Moving Averages (MA) and Exponential Moving Averages (EMA): A detailed explanation with examples

What is a moving average?

A moving average is a technical analysis tool used to determine the general direction of the market by eliminating short-term random fluctuations in prices. It is calculated by taking the average of the prices of a financial asset over a specific period of time. There are two main types of moving averages:

  1. Simple Moving Average (SMA)
  2. Exponential Moving Average (EMA)

Differences between MA and EMA

Feature MA (SMA) EMA
Calculation Simple average of prices Gives more weight to recent prices
Response to changes Slow to recent movements Fast to recent movements
Use Identify long-term trends Short-term trends and rapid fluctuations

Simple Moving Average (SMA)

The SMA is calculated by adding the prices over a specified period and dividing by the number of periods. For example, if the prices for the last 5 days are: (10, 12, 14, 16, 18), the simple moving average would be:

(10 + 12 + 14 + 16 + 18) / 5 = 14

Exponential Moving Average (EMA)

The EMA gives more weight to recent prices, making it more sensitive to new movements. It is calculated using a complex equation based on the current price, the EMA of the previous day, and a smoothing factor.

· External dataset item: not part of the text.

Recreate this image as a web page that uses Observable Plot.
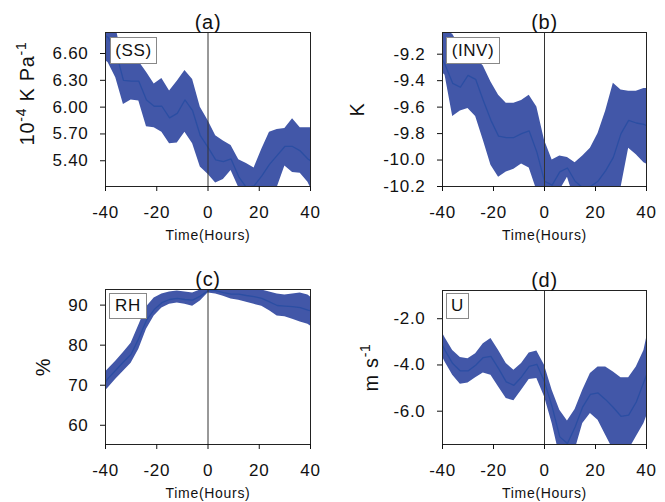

Purpose of moving averages

  1. Determine the general direction:

    • Price above average indicates bullish trend.
    • Price below average indicates a bearish trend.
  2. Buy and sell signals:

    • Golden Cross: The short-term moving average crosses above the long-term moving average. Buy signal.
    • Death Cross: The short-term average crosses below the long-term average. Sell signal.
  3. Identify dynamic levels of support and resistance:

    • The average acts as a moving line of support or resistance.

Benefits for Beginners

  1. Understand the market trend:

    • Use long-term averages such as SMA-50 or SMA-200 to identify major trends.
  2. Entry and exit signals:

    • Use EMA-20 with EMA-50 to obtain clear buy or sell signals based on crosses.
  3. Reduce noise:

    • Averages help to eliminate the noise from daily fluctuations.

Practical examples

  1. Determination of direction:

    • Observe the price moving above the SMA-50 for an extended period, indicating an overall bullish trend.
  2. Buy and sell signals:

    • EMA-20 crossing above EMA-50 generates a buy signal.
    • The opposite produces a sell signal.
  3. Use of the average as support and resistance:

    • In a bullish trend, the price touches the average (SMA-50 or EMA-20) and bounces back, acting as dynamic support.

Tips for Beginners

  1. Start by using long-term averages ( such as SMA-50) to determine the trend.
  2. Combine averages with other indicators like the RSI to confirm signals.
  3. Avoid relying solely on moving averages; use them as a supplementary tool within a comprehensive strategy.

Conclusion

Moving averages are essential tools for market analysis. The SMA is suitable for long trends, while the EMA is excellent for short and rapid movements. Use averages to identify trends, buy and sell signals, and support and resistance levels. With training and practice, you will be able to successfully integrate these tools into your trading strategies.